A not uncommon response to this strategy is to assert that it has been invalidated by the Trump administration, with its lack of interest in democracy promotion. Behind this stance is a sense that Trump’s foreign policy is radically different from those held by previous American presidents.

When evaluating foreign policies of any country, it is important to go beyond their rhetoric and look at their actual behavior. A politician, a country or any actor can claim a commitment to a lofty goal. It does not mean they will allocate the resources necessary to realize such goals. The verbal commitment is cheap talk. The actual spending of resource is a costly signal. We focus on the later. It is true that Trump’s foreign policy does not follow traditional Republican principles such as the promotion of free-market capitalism, democracy and the liberal world order. Trump’s “America First” foreign policy is an eclectic mix of realism, protectionism and personal expediency.  Under this approach, any deal is judged acceptable so long as the US or Trump himself personally benefits more than the other negotiating party. 

Trump’s approach is also distinctive in that he is indifferent to the identity (read regime-type) of his negotiating partners. Liberal democracies are treated no different from authoritarian regimes. Long standing NATO allies (such as Germany, France) and trade partners (Canada, Mexico) have to pay their share or they risk US tariffs. Trump demonstrated a personal affinity for populist leaders (including Brazil’s Bolsonaro, India’s Modi, and Hungary’s Orban) and found common course with authoritarian leaders (notably Russia’s Putin, North Korea’s Kim and Saudi Arabia’s MBS). Authoritarian regimes, such as Saudi Arabia and Turkey, that provide tangible benefits to the US (or to him personally) were given a free pass in human rights abuse and democratic backsliding.   

These imperatives of Trump do not consider the secondary consequences for the international order or the impact on the US credibility as an ally. The result is predictable. William Burns, a former Foreign Service Officer, and the President of the Carnegie Endowment for International Peace, made the following memorable observation: 

For dictators, Trump is the gift that keeps on giving, a non-stop advertisement for Western self-dealing (Foreign Affairs 2019). 

This verdict is devastating for US prestige, what does it imply for democracy promotion?  The key is to recognize Trump’s foreign policy is transactional. Under Trump, every relationship of the US, regardless of whether they are with democracies or autocracies, has to offer value to the US in direct monetizable terms. Primary recipients, by definition, have lots to offer to aid donors. They, by virtue of their policy concession to the US, remain unsuitable targets for democracy promotion – just as my theory predicts. More importantly, secondary recipients, who have less leverage because they have little to offer to donors, remain the group that is more suitable for democracy promotion.  

It is plausible that recipients who have no direct monetary value to the US might fall beneath the attention of the White House. This may allow for aid agencies such as the US Agency International Development (USAID) to work behind the scenes and quietly push for liberalization.   

If, by way of a counterfactual, I had argued that there was a time when the US values democracy promotion above all, then the current Trump administration would present a severe challenge since they prioritize interests that are immediately monetizable.

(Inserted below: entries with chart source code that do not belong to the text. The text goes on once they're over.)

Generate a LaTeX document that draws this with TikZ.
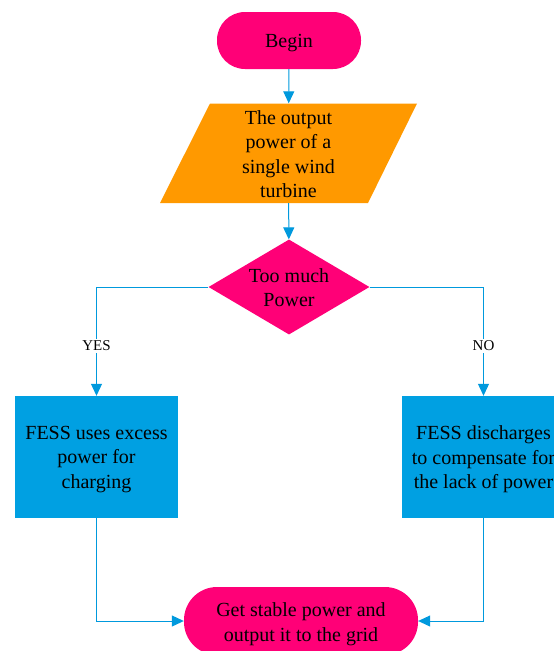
\documentclass[tikz,border=0pt]{standalone}
\usepackage{fontspec}
\setmainfont{Liberation Serif}
\usetikzlibrary{shapes.geometric,arrows.meta}
\definecolor{pinkc}{RGB}{255,0,119}
\definecolor{orangec}{RGB}{255,153,0}
\definecolor{boxc}{RGB}{0,160,226}
\definecolor{linec}{RGB}{0,153,221}
\begin{document}
\begin{tikzpicture}[x=1pt,y=-1pt,
  every node/.style={font=\fontsize{20}{24.6}\selectfont, text=black, align=center},
  term/.style={fill=pinkc, rounded corners=#1, inner sep=0},
  procbox/.style={fill=boxc, minimum width=163pt, minimum height=122pt, inner sep=0},
  txt/.style={inner sep=0},
  conn/.style={draw=linec, line width=1pt, -{Triangle[width=11pt,length=12pt]}},
  lbl/.style={fill=white, inner sep=2pt, font=\fontsize{15}{18}\selectfont}
]
\useasboundingbox (0,0) rectangle (554,651);
% Begin
\node[term=28pt, minimum width=144pt, minimum height=57pt] (begin) at (289,40.5) {};
\node[txt] (begintext) at ([yshift=-2.5pt]begin.center) {Begin};
% Parallelogram
\fill[orangec] (210,103.5) -- (417,103.5) -- (368,203) -- (160,203) -- cycle;
\node[minimum height=99.5pt, text width=110pt, inner sep=0] (out) at (288.5,153.25) {};
\node[txt] (outtext) at ([yshift=-1pt]out.center) {The output\\power of a\\single wind\\turbine};
% Decision
\node[diamond, fill=pinkc, minimum width=161pt, minimum height=95pt, inner sep=0, aspect=1.7] (dec) at (289,287) {};
\node[txt] (dectext) at (289,287.5) {Too much\\Power};
% Boxes
\node[procbox] (lbox) at (96.5,457) {};
\node[txt] (ltext) at ([yshift=-2.5pt]lbox.center) {FESS uses excess\\power for\\charging};
\node[procbox] (rbox) at (483.5,457) {};
\node[txt] (rtext) at ([yshift=-2.5pt]rbox.center) {FESS discharges\\to compensate for\\the lack of power};
% End
\node[term=33pt, minimum width=234pt, minimum height=68pt] (end) at (301,621) {};
\node[txt] (endtext) at (301,624.5) {Get stable power and\\output it to the grid};
% Connectors
\draw[conn] (begin) -- (out);
\draw[conn] (out) -- (dec);
\draw[conn] (dec.west) -| node[lbl, pos=0.77] (yes) {YES} (lbox.north);
\draw[conn] (dec.east) -| node[lbl, pos=0.77] (no) {NO} (rbox.north);
\draw[conn] (lbox.south) |- (end.west);
\draw[conn] (rbox.south) |- (end.east);
\end{tikzpicture}
\end{document}
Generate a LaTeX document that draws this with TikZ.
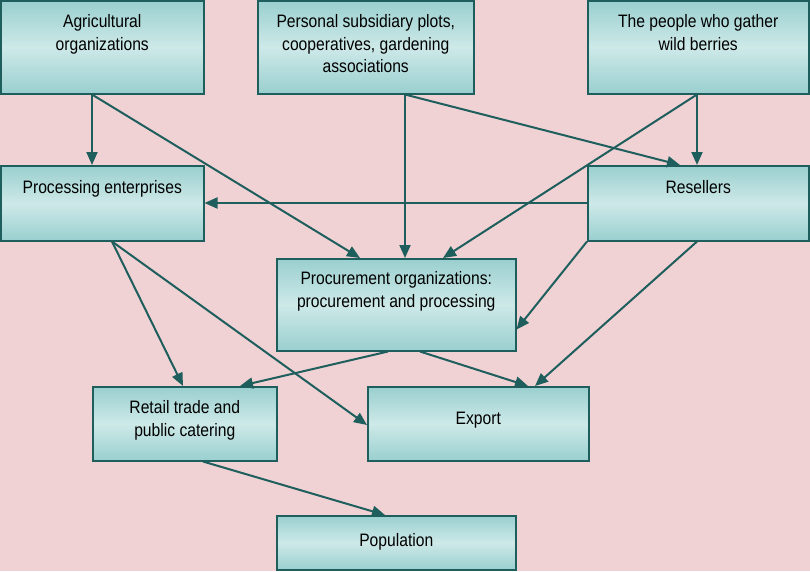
\documentclass[tikz,border=0pt]{standalone}
\usepackage{fontspec}
\setmainfont[FakeStretch=0.87]{Liberation Sans}
\usetikzlibrary{arrows.meta}
\definecolor{bg}{HTML}{F0D2D4}
\definecolor{bord}{HTML}{1E5E5C}
\definecolor{boxdark}{HTML}{9ACFCF}
\definecolor{boxlight}{HTML}{CDE9E8}
\newcommand{\btext}[4]{\parbox[c][#2][t]{#1}{\centering\fontsize{18pt}{22.5pt}\selectfont\vspace*{#3}\rule{0pt}{13.5pt}#4\par}}
\tikzset{
  box/.style={draw=bord, line width=1.5pt, top color=boxdark, bottom color=boxdark, middle color=boxlight, inner sep=0pt, anchor=north west},
  arr/.style={draw=bord, line width=2pt, -{Triangle[length=13pt,width=11pt]}}
}
\begin{document}
\begin{tikzpicture}[x=1pt,y=-1pt]
\fill[bg] (0,0) rectangle (810,571);
\useasboundingbox (0,0) rectangle (810,571);
\node[box] (agri) at (0,0) {\btext{203pt}{93pt}{13.5pt}{Agricultural\\organizations}};
\node[box] (pers) at (257,0) {\btext{216pt}{93pt}{13.5pt}{Personal subsidiary plots,\\cooperatives, gardening\\associations}};
\node[box] (wild) at (587,0) {\btext{221pt}{93pt}{13.5pt}{The people who gather\\wild berries}};
\node[box] (proc) at (0,165) {\btext{203pt}{75pt}{14.5pt}{Processing enterprises}};
\node[box] (resel) at (587,165) {\btext{221pt}{75pt}{14.5pt}{Resellers}};
\node[box] (procur) at (276,258) {\btext{239pt}{92pt}{12.5pt}{Procurement organizations:\\procurement and processing}};
\node[box] (retail) at (92,386) {\btext{184pt}{74pt}{13.5pt}{Retail trade and\\public catering}};
\node[box] (export) at (367,386) {\btext{221pt}{74pt}{24.5pt}{Export}};
\node[box] (pop) at (276,515) {\btext{239pt}{54pt}{17.5pt}{Population}};
\draw[arr] ([xshift=92pt]agri.south west) -- ([xshift=92pt]proc.north west);
\draw[arr] ([xshift=92pt]agri.south west) -- ([xshift=84pt]procur.north west);
\draw[arr] ([xshift=148pt]pers.south west) -- ([xshift=129pt]procur.north west);
\draw[arr] ([xshift=148pt]pers.south west) -- ([xshift=93pt]resel.north west);
\draw[arr] ([xshift=110pt]wild.south west) -- ([xshift=110pt]resel.north west);
\draw[arr] ([xshift=110pt]wild.south west) -- ([xshift=167pt]procur.north west);
\draw[arr] ([yshift=-38pt]resel.north west) -- ([yshift=-38pt]proc.north east);
\draw[arr] (resel.south west) -- ([yshift=22pt]procur.south east);
\draw[arr] ([xshift=110pt]resel.south west) -- ([xshift=168pt]export.north west);
\draw[arr] ([xshift=112pt]proc.south west) -- ([xshift=91pt]retail.north west);
\draw[arr] ([xshift=112pt]proc.south west) -- ([yshift=-39pt]export.north west);
\draw[arr] ([xshift=112pt]procur.south west) -- ([xshift=148pt]retail.north west);
\draw[arr] ([xshift=144pt]procur.south west) -- ([xshift=161pt]export.north west);
\draw[arr] ([xshift=111pt]retail.south west) -- ([xshift=109pt]pop.north west);
\end{tikzpicture}
\end{document}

Instead, I observe that the US is not that invested in democracy promotion, if doing so entails the sacrifice of other strategic or commercial interests. The Trump administration, as negative as it has been for democracy promotion, does not represent a fundamental break with the past behavior of the US (recall the distinction on costly signals); there was simply no Golden Age of democracy promotion to harken back to. A transactional US does not fundamentally alter a strategy of liberalization at the margins. This holds true even if Trump wins a second presidential term

The bad news is that “we the people” do not care enough about international democracy promotion to prioritize it over other policy concessions we might get. We have to recognize the political limits, such as they are, and work around them. The good news is that there is a way forward.  We can filter recipients by their leverage. This suggests a focus on secondary recipients as the path to democracy promotion. Liberalization at the Margins, as it were.